Aristofane, parlando dell’antipasto, citava dalle comuni olive in salamoia “sode come corpi di vergini”, alle un po’ sconcertanti cavallette e cicale, che venivano servite dopo averle catturate su un giunco sottile, ed alle cozze, ostriche ed altre conchiglie bivalvi grosse, gustate crude oppure poste ad aprirsi su un letto di braci.
Anche Epicarmo elenca una varietà sorprendente di frutti di mare: ” fu portato un piatto con ogni genere di molluschi : patelle, astaci, crabizi, chichiballi (conchiglia sconosciuta), ascidie, ghiande di mare, murici, ostriche ben serrate – che non è facile aprire mentre mangiare lo è -, cozze, chiocciole di mare, buccine, lunghi e cilindrici cannolicchi, melenidi- nere conchiglie dalle quali traggono profitto i fanciulli che le raccolgono – ed infine telline…”
Un’ulteriore idea può darla un brano del poema intitolato Il banchetto di Filosseno di Citera:
” Due schiavi ben unti ci portarono una tavola, altri ne portarono un’altra ed altri ancora una terza fino a che non ebbero empito la stanza. Ai raggi delle lampade appese al soffitto le tavole, cariche di vassoi e di salsiere ( ricerca) piene di… (manca nel testo) e di tutte quelle invenzioni che rendono piacevole la vita e affascinano lo spirito, risplendevano. Alcuni schiavi posero accanto a noi ceste piene ceste piene di pane d’orzo bianco come la neve, altri pagnotte di farina di grano. Dopo per rompere il nostro digiuno, ci passarono non un tegame, ma un grandissimo vassoio ben lavorato, un luccicante piatto pieno di bocconi d’anguilla da far venire appetito anche a un dio. Poi arrivò un altro recipiente dello stesso tipo ed in esso vi era una razza ben tonda. C’erano poi teglie più piccole: una di pesce smeriglio, l’altra di razza. un altro piatto saporito era fatto con calamari e seppie dai molli tentacoli. Dopo ci fu un cefalo arrosto: un pesce grande quanto tutta la tavola, appena tolto dal fuoco e ancora fumante. In seguito calamari infarinati ( e fritti) e curvi gamberi ben rosolati. Poi avemmo pani a forma di petali di fiore, panini dolci di fior di farina e focacce coperte di salsa agrodolce più grandi di un tegame. Questo viene da te e da me chiamato l’ombellico del banchetto. Appresso arrivò un’enorme fetta di tonno fresco appena pescato tagliato nella parte più spessa della ventresca ed arrostito…”.

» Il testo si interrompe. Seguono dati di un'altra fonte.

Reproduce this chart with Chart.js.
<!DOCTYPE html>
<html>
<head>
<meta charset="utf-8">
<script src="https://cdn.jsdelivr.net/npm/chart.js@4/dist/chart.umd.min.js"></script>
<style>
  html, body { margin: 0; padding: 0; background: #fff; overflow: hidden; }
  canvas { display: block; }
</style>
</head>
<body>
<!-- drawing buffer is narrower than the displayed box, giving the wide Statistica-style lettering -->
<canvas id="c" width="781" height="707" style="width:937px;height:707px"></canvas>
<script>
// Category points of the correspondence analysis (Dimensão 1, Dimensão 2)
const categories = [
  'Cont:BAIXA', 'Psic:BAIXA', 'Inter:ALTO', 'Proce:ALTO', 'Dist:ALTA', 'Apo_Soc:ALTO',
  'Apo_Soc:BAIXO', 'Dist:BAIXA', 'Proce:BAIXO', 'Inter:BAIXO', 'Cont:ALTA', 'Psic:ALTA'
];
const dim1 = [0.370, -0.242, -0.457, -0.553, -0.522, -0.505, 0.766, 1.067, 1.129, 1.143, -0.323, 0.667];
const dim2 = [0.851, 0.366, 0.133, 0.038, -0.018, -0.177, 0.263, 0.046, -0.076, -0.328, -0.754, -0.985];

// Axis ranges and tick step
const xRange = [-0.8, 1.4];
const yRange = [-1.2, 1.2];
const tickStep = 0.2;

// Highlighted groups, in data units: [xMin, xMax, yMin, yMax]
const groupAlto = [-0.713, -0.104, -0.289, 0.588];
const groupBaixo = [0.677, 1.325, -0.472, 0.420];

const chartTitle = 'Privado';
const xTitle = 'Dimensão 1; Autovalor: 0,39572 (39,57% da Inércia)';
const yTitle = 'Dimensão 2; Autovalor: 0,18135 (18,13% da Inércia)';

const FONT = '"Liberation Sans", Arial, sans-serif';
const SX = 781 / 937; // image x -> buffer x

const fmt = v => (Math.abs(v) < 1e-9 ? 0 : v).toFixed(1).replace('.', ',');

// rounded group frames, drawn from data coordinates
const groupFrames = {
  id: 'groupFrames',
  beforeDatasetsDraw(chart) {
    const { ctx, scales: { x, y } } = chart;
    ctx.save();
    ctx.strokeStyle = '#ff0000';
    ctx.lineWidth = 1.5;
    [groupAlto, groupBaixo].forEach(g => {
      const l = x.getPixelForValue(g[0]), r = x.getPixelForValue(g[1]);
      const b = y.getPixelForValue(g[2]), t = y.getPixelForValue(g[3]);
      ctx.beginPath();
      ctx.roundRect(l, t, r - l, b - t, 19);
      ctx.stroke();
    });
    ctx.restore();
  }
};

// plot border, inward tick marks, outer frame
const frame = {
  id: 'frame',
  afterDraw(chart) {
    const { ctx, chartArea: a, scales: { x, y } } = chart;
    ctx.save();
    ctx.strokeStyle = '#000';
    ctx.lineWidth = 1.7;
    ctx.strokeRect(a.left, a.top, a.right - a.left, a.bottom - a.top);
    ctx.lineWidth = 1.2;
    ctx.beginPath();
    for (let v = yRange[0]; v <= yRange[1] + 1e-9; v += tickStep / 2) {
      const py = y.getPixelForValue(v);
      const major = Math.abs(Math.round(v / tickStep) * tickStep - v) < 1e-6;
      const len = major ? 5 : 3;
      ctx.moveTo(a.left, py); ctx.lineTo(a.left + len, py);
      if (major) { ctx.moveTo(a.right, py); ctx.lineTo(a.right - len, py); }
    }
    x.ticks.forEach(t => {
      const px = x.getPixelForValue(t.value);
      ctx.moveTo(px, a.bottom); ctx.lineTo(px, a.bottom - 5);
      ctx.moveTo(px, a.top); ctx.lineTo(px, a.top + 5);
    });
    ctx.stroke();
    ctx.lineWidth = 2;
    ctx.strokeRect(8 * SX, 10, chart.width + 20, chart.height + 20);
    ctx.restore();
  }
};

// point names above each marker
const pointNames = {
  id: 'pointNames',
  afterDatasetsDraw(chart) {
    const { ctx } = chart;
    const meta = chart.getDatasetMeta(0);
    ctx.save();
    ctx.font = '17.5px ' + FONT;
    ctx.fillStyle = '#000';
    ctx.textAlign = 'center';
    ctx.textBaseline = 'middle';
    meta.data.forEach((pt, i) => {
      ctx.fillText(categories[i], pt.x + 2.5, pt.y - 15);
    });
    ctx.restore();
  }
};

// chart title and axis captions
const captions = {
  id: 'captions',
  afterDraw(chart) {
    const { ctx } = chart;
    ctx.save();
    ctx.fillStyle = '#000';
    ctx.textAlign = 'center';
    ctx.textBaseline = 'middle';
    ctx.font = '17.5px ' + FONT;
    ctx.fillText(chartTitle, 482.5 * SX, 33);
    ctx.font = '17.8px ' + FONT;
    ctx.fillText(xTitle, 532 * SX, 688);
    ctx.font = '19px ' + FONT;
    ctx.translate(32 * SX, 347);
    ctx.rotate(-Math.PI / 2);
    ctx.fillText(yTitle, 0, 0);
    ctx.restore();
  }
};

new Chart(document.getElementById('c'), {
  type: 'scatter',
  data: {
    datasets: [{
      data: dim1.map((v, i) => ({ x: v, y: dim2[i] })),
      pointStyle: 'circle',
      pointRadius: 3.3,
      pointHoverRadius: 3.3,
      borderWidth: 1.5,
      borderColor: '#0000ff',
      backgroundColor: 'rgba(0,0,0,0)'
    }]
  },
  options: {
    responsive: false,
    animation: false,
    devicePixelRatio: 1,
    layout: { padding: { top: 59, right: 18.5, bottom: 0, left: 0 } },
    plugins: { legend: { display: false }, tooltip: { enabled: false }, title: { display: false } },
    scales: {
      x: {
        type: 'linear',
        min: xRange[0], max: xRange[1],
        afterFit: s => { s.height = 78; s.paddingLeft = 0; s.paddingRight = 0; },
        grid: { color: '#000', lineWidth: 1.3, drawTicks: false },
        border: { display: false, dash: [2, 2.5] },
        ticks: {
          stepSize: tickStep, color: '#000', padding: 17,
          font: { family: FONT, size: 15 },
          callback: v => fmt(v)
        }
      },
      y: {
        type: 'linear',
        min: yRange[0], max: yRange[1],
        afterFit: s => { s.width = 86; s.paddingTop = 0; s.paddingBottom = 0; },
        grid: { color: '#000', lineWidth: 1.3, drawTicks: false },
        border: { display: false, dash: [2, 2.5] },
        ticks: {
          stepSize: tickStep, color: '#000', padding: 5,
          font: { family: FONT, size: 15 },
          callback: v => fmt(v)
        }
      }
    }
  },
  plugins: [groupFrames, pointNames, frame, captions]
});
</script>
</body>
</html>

Poi il poeta passa alla descrizione delle carni e degli altri piatti che vennero serviti: talmente tanti che il poeta si dice incapace di contarli, ma li elenca l’uno dopo l’altro in un’interminabile lista: interiora; trippa, lombo e coscio di maiale domestico; capretto di latte spaccato in due; braciole, piedini di maiale, costiglie e testina sempre di maiale e un filetto insaporito col silfio. Né si ferma a questo, perché racconta che, quando i vassoi contenenti queste pietanze furono vuotati, ne vennero portati altri contenenti capretti ed agnelli sia bolliti che arrostiti. Poi si offrirono lepri, galletti, pernice calda e colombacci. Pane in abbondanza naturalmente e col pane miele, cagliata e formaggio fresco e tenero.

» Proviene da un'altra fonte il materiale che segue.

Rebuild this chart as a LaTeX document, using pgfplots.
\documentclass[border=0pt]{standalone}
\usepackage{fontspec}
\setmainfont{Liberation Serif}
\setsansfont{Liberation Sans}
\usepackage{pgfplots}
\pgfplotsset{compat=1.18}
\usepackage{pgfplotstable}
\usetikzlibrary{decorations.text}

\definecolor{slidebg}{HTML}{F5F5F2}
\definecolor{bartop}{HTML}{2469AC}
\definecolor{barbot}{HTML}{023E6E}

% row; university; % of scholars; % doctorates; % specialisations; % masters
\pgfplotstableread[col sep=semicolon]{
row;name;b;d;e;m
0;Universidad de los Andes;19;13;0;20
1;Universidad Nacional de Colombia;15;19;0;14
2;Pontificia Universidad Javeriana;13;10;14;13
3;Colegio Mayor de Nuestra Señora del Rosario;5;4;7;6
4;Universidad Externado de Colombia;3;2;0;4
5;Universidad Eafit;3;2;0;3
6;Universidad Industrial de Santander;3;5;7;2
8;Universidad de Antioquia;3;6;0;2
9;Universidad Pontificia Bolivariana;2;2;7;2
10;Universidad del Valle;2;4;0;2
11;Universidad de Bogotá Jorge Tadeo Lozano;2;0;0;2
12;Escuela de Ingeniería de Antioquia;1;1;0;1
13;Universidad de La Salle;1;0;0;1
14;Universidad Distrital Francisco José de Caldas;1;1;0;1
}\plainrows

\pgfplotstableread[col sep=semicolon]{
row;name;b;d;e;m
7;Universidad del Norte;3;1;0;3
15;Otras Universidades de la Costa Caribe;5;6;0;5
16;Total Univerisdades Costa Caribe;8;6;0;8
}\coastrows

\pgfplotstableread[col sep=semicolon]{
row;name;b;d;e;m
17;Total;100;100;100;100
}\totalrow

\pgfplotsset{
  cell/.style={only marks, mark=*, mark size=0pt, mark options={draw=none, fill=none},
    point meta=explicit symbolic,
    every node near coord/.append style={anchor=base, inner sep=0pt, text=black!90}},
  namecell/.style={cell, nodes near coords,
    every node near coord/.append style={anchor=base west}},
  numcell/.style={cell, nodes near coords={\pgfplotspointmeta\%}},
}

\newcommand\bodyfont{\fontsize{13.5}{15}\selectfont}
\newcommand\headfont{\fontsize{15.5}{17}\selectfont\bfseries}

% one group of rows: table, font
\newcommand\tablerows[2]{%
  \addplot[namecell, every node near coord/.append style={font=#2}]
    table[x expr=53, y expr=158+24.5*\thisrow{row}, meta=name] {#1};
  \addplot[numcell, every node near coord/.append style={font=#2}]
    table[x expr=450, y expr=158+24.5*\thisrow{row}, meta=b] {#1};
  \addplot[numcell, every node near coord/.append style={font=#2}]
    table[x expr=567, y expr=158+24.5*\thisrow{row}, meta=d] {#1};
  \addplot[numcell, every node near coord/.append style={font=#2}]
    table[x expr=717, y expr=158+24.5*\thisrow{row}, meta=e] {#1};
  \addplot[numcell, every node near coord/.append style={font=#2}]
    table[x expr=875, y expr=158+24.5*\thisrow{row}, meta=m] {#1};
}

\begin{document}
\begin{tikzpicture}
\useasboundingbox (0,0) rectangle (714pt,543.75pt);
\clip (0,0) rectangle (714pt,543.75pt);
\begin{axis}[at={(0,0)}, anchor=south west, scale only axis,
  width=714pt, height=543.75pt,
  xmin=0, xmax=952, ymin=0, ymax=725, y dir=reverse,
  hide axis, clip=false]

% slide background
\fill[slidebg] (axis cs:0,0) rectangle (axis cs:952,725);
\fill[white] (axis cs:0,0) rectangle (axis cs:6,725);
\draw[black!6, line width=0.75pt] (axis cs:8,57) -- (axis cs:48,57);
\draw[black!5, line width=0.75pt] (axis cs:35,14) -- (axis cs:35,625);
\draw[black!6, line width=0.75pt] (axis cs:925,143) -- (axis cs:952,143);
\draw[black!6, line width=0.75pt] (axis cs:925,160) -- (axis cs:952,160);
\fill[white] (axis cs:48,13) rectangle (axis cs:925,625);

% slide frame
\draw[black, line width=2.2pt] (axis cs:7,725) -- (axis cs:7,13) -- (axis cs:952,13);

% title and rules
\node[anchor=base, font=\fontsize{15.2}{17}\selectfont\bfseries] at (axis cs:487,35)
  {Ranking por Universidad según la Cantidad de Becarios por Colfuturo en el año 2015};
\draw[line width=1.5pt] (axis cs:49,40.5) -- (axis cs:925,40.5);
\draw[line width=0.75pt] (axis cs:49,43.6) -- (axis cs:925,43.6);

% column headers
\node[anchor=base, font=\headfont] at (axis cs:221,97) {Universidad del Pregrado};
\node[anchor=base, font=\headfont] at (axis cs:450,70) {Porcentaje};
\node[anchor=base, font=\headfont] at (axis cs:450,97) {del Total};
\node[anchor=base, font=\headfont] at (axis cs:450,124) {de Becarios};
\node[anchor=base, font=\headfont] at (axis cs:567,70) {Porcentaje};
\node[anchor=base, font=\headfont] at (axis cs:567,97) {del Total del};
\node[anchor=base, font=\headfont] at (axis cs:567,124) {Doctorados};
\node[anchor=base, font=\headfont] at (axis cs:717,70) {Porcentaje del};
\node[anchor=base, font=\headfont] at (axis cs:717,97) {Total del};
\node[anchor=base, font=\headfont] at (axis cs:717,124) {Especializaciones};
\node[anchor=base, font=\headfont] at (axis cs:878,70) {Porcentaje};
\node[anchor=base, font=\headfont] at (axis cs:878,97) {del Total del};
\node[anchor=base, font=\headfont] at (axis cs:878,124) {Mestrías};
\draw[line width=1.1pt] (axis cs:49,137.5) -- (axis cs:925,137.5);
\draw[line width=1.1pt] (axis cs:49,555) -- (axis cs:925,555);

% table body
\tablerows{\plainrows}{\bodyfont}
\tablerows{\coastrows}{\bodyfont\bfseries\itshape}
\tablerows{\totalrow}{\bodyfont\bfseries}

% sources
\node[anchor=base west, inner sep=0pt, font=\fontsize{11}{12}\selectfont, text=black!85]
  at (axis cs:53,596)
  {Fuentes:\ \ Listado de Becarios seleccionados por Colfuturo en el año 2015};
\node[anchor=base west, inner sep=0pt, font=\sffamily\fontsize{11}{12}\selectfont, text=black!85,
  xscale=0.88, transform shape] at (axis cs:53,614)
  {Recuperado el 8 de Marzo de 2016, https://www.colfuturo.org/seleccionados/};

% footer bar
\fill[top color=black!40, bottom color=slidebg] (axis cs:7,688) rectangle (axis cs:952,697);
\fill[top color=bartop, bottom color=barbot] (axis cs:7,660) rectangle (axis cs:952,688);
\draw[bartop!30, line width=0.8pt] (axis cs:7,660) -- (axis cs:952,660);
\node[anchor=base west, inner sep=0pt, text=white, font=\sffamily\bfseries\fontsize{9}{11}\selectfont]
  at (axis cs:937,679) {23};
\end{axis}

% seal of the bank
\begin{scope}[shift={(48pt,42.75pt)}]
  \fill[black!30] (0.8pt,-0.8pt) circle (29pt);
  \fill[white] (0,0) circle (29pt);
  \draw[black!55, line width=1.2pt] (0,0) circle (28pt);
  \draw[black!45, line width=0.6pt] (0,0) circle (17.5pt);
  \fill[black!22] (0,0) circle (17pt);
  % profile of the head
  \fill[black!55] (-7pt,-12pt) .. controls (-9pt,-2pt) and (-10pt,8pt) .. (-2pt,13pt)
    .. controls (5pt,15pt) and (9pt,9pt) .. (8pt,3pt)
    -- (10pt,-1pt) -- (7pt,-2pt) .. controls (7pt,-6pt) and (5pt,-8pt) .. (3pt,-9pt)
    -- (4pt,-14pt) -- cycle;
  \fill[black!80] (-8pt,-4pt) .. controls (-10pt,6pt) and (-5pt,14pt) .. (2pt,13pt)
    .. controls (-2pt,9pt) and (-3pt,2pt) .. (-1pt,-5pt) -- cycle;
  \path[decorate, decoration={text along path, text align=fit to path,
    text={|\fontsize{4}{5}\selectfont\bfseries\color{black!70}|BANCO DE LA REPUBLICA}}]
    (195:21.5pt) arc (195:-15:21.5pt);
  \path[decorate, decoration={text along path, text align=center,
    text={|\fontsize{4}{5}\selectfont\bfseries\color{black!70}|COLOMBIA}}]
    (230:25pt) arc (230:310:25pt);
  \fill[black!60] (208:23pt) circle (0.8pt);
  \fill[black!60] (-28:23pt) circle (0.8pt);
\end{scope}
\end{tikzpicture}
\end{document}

Dopo che tutti avevano mangiato e bevuto a piacimento si provvedeva a lavar loro le mani, operazione indispensabile alla fine di ogni banchetto, dato che a quei tempi si mangiava con le dita.

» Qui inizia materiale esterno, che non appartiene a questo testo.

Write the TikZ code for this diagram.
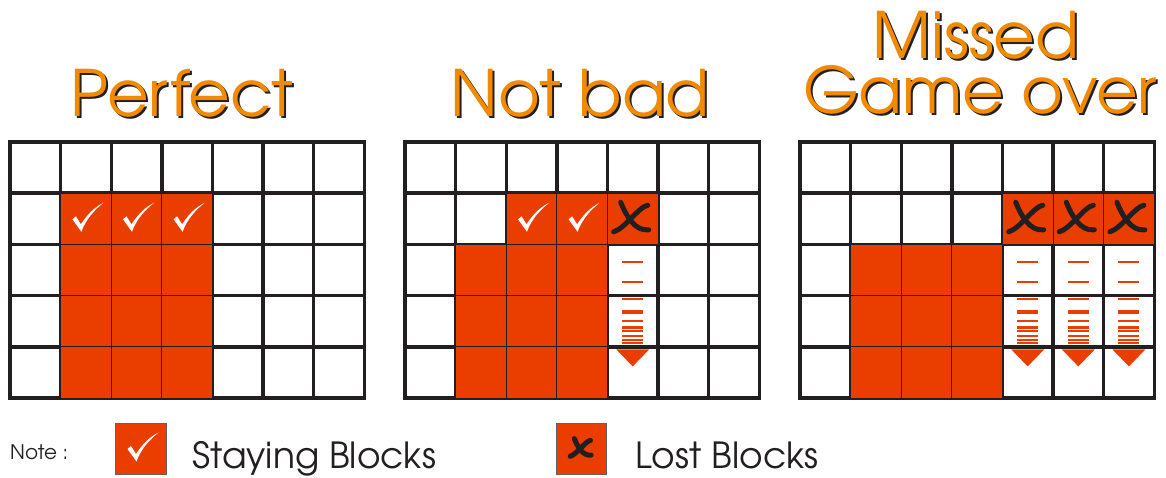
\documentclass[tikz,border=0pt]{standalone}
\usepackage{fontspec}
\setmainfont{TeX Gyre Adventor}
\usetikzlibrary{positioning,calc}
\definecolor{blockred}{HTML}{EA3E00}
\definecolor{titleorange}{HTML}{F28A00}
\definecolor{gridink}{HTML}{231F20}

\tikzset{
    gridline/.style={draw=gridink, line width=3.4pt, line cap=rect},
    block/.style={fill=blockred, draw=gridink, line width=0.8pt},
    legendbox/.style={fill=blockred, draw=gridink!70, line width=0.8pt, minimum width=50.6pt, minimum height=51pt, inner sep=0},
    title/.style={font=\fontsize{64}{66}\selectfont, text=titleorange, inner sep=0, anchor=base},
    legendtext/.style={font=\fontsize{36}{38}\selectfont, text=gridink, inner sep=0, anchor=base west},
    tick/.pic={
        \fill[white] (-13.5,0.5) -- (-10,-2.5) -- (-5,5.5) .. controls (2,-5) and (8,-11) .. (17.5,-16)
            .. controls (9,-9) and (0,0) .. (-4.5,13) -- cycle;
    },
    cross/.pic={
        \draw[gridink, line width=5pt, line cap=round] (-12,-16.5) .. controls (-7,-4) and (2,13) .. (16,11);
        \draw[gridink, line width=5pt, line cap=round] (15,-13.5) .. controls (6,-12) and (-8,10) .. (-19,13);
    },
    fall/.pic={
        \foreach \d/\t in {17.7/2,37.7/2,54.7/2,67.7/3.5,76.7/2,82.7/3,87/2,91.7/2,95.3/2,98.3/2}
            \fill[blockred] (-10.5,{\d-\t/2}) rectangle (10.5,{\d+\t/2});
        \fill[blockred] (-16.5,105) -- (16.5,105) -- (0,122) -- cycle;
    }
}

% cell helpers: grid left edge, column, row
\newcommand{\putblock}[3]{\draw[block] ({#1+#2*50.6},{142+#3*51.2}) rectangle +(50.6,51.2);}
\newcommand{\putpic}[4]{\pic at ({#1+(#2+0.5)*50.6},{142+(#3+0.5)*51.2}) {#4};}
\newcommand{\shadowtitle}[3]{
    \node[title, text=gridink] at ($(#2)+(2,2)$) {#3};
    \node[title] (#1) at (#2) {#3};
}

\begin{document}
\begin{tikzpicture}[x=1pt, y=-1pt]
    \useasboundingbox (0,0) rectangle (1166,478);

    % Titles
    \shadowtitle{perfect}{182,117}{Perfect}
    \shadowtitle{notbad}{580,117}{Not bad}
    \shadowtitle{missed}{976,59}{Missed}
    \shadowtitle{gameover}{980,114}{Game over}

    % Grid frames
    \foreach \gx in {10,405,800} {
        \foreach \i in {0,...,7} {
            \draw[gridline] ({\gx+\i*50.6},142) -- ({\gx+\i*50.6},398);
        }
        \foreach \j in {0,...,5} {
            \draw[gridline] (\gx,{142+\j*51.2}) -- ({\gx+354.2},{142+\j*51.2});
        }
    }

    % Perfect: three full columns
    \foreach \c in {1,2,3} {
        \foreach \r in {1,...,4} {
            \putblock{10}{\c}{\r}
        }
        \putpic{10}{\c}{1}{tick}
    }

    % Not bad: shifted top row, one block lost
    \foreach \c in {1,2,3} {
        \foreach \r in {2,3,4} {
            \putblock{405}{\c}{\r}
        }
    }
    \foreach \c in {2,3,4} {
        \putblock{405}{\c}{1}
    }
    \putpic{405}{2}{1}{tick}
    \putpic{405}{3}{1}{tick}
    \putpic{405}{4}{1}{cross}
    \pic at ({405+4.5*50.6},{142+2*51.2}) {fall};

    % Missed: whole top row lost
    \foreach \c in {1,2,3} {
        \foreach \r in {2,3,4} {
            \putblock{800}{\c}{\r}
        }
    }
    \foreach \c in {4,5,6} {
        \putblock{800}{\c}{1}
        \putpic{800}{\c}{1}{cross}
        \pic at ({800+(\c+0.5)*50.6},{142+2*51.2}) {fall};
    }

    % Legend
    \node[anchor=base west, font=\fontsize{20}{22}\selectfont, text=gridink, inner sep=0] (note) at (10,459) {Note :};
    \node[legendbox] (stay) at (141,448.5) {};
    \pic at (stay.center) {tick};
    \node[legendtext] (staytext) at (192,468) {Staying Blocks};
    \node[legendbox] (lost) at (581.5,448.5) {};
    \pic[scale=0.6] at (lost.center) {cross};
    \node[legendtext] (losttext) at (635,468) {Lost Blocks};
\end{tikzpicture}
\end{document}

I pesci e i crostacei trionfavano non soltanto sulle mense, ma anche nell’arte figurativa come elementi di decorazione e molte sono le coppe, le urne ed i crateri nei quali essi compaiono.
Naturalmente si serviva anche tanta carne, spesso lessata e lasciata cuocere a lungo, dato che, in un’epoca nella quale non si avevano allevamenti speciali, la carne bovina doveva esser piuttosto tigliosa.